Studio album by Alejandro Sanz
- Released: 5 April 2019
- Recorded: 2018–2019
- Genre: Latin pop
- Length: 35:01
- Language: Spanish
- Label: Universal Music Spain
- Producer: Alejandro Sanz; Alfonso Pérez; Julio Reyes Copello;

Alejandro Sanz chronology
| Sirope (2015) | El Disco (2019) | Sanz (2021) |

Singles from #ElDisco
- "No Tengo Nada" Released: 30 November 2018; "Back in the City" Released: 8 February 2019; "Mi Persona Favorita" Released: 28 March 2019; "El Trato" Released: 25 April 2019;

= El Disco =

El Disco (stylized as #ELDISCO) is the twelfth studio album recorded by Spanish singer-songwriter Alejandro Sanz. It was released on 5 April 2019.

==Singles==
"No Tengo Nada" was released on 30 November 2018 as the album's lead single.
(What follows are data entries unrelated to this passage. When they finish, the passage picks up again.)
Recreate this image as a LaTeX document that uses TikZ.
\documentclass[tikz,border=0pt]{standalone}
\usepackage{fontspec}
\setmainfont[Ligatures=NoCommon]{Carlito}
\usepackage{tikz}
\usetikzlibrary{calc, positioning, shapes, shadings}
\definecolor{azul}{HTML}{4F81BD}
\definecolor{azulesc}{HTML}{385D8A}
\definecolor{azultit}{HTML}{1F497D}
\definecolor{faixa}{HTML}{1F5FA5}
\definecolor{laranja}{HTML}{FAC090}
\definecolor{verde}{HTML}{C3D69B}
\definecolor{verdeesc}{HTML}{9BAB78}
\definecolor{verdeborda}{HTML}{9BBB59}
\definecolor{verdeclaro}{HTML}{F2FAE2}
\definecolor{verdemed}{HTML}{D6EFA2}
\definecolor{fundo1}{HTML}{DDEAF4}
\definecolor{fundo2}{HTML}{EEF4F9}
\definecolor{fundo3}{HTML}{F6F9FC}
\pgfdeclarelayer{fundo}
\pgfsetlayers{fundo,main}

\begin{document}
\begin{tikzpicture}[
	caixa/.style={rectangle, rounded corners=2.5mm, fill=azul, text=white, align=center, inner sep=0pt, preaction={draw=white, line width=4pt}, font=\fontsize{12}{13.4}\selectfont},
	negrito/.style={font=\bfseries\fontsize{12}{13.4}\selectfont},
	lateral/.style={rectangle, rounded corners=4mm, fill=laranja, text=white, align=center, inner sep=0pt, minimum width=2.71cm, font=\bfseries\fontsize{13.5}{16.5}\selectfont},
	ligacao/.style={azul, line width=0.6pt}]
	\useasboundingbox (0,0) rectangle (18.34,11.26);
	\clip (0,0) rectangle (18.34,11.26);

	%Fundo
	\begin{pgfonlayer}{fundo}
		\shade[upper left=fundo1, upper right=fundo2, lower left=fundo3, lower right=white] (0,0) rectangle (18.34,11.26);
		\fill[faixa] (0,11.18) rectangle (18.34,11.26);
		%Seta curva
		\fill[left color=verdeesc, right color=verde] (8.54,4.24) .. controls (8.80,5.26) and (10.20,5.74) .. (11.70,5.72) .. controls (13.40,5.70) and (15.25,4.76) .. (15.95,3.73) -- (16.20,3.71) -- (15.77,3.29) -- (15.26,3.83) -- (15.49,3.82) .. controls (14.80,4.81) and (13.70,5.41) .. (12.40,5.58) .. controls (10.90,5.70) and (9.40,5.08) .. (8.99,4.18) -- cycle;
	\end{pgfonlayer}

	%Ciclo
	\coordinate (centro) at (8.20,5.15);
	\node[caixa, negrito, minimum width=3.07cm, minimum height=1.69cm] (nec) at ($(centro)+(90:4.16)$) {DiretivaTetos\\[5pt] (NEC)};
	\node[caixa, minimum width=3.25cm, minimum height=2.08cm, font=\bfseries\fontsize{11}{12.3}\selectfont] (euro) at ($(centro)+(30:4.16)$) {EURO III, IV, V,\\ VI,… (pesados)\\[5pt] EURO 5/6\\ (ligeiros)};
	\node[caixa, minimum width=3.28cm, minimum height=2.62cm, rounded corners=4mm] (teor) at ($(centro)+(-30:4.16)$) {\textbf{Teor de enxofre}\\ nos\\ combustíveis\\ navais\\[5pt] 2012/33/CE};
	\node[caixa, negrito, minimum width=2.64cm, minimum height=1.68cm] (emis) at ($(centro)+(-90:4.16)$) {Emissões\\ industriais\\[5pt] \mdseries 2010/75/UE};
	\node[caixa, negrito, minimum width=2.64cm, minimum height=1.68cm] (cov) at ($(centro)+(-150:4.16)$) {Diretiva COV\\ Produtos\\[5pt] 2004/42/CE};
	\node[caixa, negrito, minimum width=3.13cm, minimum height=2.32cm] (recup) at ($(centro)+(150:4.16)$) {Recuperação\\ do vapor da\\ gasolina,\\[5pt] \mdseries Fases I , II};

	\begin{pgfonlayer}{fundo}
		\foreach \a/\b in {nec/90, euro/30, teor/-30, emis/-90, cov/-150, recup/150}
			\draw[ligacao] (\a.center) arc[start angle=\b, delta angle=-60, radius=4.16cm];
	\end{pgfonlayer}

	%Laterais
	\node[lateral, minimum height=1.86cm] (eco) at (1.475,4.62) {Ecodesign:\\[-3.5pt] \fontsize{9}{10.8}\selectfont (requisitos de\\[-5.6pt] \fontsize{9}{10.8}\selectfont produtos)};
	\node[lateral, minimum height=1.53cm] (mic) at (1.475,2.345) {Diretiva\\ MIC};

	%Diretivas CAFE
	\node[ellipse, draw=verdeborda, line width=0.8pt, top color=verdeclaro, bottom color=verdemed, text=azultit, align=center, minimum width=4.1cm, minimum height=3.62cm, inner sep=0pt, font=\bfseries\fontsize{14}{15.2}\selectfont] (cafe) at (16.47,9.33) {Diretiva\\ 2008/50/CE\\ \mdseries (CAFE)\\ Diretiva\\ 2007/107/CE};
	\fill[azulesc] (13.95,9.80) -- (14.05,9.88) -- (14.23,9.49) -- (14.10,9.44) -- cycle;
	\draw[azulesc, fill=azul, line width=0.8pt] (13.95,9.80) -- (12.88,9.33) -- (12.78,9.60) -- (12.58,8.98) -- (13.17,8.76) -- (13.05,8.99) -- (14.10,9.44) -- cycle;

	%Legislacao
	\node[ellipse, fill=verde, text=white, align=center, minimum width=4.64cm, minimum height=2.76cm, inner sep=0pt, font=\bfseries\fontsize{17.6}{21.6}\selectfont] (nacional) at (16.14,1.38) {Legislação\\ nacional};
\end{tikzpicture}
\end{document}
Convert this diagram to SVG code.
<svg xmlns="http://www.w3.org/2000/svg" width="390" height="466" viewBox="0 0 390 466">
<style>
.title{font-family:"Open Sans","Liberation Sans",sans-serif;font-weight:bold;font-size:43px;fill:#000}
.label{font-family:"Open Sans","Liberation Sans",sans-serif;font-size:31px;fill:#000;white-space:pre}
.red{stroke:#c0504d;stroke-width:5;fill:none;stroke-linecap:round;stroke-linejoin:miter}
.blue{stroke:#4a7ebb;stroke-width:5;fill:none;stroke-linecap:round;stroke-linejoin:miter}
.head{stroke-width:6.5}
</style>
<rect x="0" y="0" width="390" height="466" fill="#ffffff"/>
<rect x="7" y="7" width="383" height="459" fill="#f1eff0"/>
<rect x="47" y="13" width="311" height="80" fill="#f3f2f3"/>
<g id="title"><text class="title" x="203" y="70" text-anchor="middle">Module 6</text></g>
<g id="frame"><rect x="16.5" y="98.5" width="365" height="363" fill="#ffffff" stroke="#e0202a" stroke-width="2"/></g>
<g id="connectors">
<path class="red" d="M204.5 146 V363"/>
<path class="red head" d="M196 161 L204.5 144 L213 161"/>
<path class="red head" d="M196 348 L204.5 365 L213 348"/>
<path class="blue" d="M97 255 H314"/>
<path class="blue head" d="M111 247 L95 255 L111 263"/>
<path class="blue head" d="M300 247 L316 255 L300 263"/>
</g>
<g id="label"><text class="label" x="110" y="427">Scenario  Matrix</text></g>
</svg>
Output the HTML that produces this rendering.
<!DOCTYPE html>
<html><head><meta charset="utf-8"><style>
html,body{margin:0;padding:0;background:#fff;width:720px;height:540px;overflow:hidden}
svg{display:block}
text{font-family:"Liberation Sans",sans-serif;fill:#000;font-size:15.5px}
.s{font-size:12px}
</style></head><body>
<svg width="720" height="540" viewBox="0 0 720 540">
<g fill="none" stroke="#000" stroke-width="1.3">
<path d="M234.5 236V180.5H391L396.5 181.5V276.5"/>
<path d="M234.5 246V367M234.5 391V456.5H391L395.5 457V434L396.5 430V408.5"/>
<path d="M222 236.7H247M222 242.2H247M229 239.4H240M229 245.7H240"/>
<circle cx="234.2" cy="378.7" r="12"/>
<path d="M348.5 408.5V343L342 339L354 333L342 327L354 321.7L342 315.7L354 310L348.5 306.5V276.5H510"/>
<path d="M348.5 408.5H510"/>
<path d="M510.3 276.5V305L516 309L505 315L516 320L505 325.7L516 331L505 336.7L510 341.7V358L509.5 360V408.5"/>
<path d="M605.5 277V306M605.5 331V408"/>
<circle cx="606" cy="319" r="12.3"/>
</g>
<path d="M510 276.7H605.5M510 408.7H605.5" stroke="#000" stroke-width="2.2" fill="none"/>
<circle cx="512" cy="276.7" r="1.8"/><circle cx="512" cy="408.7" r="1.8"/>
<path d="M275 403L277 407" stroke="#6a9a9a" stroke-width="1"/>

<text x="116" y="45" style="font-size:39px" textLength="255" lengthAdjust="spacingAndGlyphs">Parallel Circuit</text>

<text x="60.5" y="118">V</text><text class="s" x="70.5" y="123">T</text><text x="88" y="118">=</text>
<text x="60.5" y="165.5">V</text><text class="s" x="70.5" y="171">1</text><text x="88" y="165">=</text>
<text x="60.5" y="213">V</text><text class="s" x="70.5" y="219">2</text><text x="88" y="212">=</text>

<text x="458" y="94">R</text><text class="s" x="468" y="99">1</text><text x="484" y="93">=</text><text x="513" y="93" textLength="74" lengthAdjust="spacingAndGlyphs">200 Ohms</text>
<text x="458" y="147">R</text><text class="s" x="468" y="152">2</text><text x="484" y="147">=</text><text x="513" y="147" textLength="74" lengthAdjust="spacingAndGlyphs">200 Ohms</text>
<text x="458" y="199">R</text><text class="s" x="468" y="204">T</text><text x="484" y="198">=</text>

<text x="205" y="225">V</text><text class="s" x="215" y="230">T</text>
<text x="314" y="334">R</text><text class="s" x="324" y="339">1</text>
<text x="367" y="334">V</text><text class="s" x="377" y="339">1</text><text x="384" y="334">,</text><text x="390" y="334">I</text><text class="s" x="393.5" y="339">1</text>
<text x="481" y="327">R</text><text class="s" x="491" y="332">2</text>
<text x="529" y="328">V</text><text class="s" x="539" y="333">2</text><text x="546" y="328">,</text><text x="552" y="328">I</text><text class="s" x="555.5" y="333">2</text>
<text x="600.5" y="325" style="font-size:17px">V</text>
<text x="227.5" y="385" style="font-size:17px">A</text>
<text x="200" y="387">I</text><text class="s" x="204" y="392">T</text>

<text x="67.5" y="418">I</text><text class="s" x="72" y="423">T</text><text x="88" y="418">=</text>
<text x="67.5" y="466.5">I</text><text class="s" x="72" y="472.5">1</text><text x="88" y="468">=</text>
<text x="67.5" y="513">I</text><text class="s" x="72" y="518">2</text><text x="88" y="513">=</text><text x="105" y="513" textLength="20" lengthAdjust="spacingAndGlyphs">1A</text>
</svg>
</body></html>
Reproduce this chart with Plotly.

On 8 February 2019, "Back in the City" was released as the album's second single. "Mi Persona Favorita" was released on 28 March 2019 as the album's third single.

== Track listing ==

| No. | Title | Writer(s) | Producer(s) | Length |
|---|---|---|---|---|
| 1. | "El Trato" | Sanz | Sanz; Alfonso Pérez; Julio Reyes Copello; | 4:18 |
| 2. | "Mi Persona Favorita" (with Camila Cabello) | Sanz; Cabello; | Sanz; Pérez; Reyes; | 3:59 |
| 3. | "No Tengo Nada" | Sanz | Sanz; Pérez; Reyes; | 3:45 |
| 4. | "Te Canto un Son" | Sanz | Sanz; Pérez; Reyes; | 3:12 |
| 5. | "Los Lugares" (with Residente) | Sanz; René Pérez; | Sanz; Pérez; Reyes; | 3:28 |
| 6. | "Back in the City" (with Nicky Jam) | Sanz; Nick Rivera Caminero; Anjeanette Chirino; Emilio Estefan; Juan Diego Medina; | Sanz; Pérez; Reyes; | 3:21 |
| 7. | "Este Segundo" (featuring Judit Neddermann) | Sanz; Neddermann; | Sanz; Pérez; Reyes; | 2:25 |
| 8. | "Azúcar en un Bowl" | Sanz | Sanz; Pérez; Reyes; | 3:43 |
| 9. | "It's OK" | Sanz | Sanz; Pérez; Reyes; | 3:32 |
| 10. | "Te Canto un Son" (Binaural Mix) | Sanz | Sanz; Pérez; Reyes; | 3:12 |
| Total length: |  |  |  | 35:01 |

==Accolades==

| Year | Award ceremony | Category | Result |
| 2019 | Latin Grammy Award | Album of the Year | Nominated |
| Best Contemporary Pop Vocal Album | Nominated |
| 2020 | Grammy Award | Best Latin Pop Album | Won |

==Charts==

===Weekly charts===

Weekly chart performance for #ELDISCO
| Chart (2019) | Peak position |
|---|---|
| Mexican Albums (AMPROFON) | 2 |
| Spanish Albums (PROMUSICAE) | 1 |
| US Top Latin Albums (Billboard) | 36 |
| US Latin Pop Albums (Billboard) | 11 |

===Year-end charts===

Year-end chart performance for #ELDISCO
| Chart (2019) | Position |
|---|---|
| Spanish Albums (PROMUSICAE) | 1 |
| Chart (2020) | Position |
| Spanish Albums (PROMUSICAE) | 21 |

== Certifications ==

Certifications for #ELDISCO
| Region | Certification | Certified units/sales |
| Mexico (AMPROFON) | Gold | 30,000^{‡} |
| Spain (PROMUSICAE) | 3× Platinum | 120,000^{‡} |
^{‡} Sales+streaming figures based on certification alone.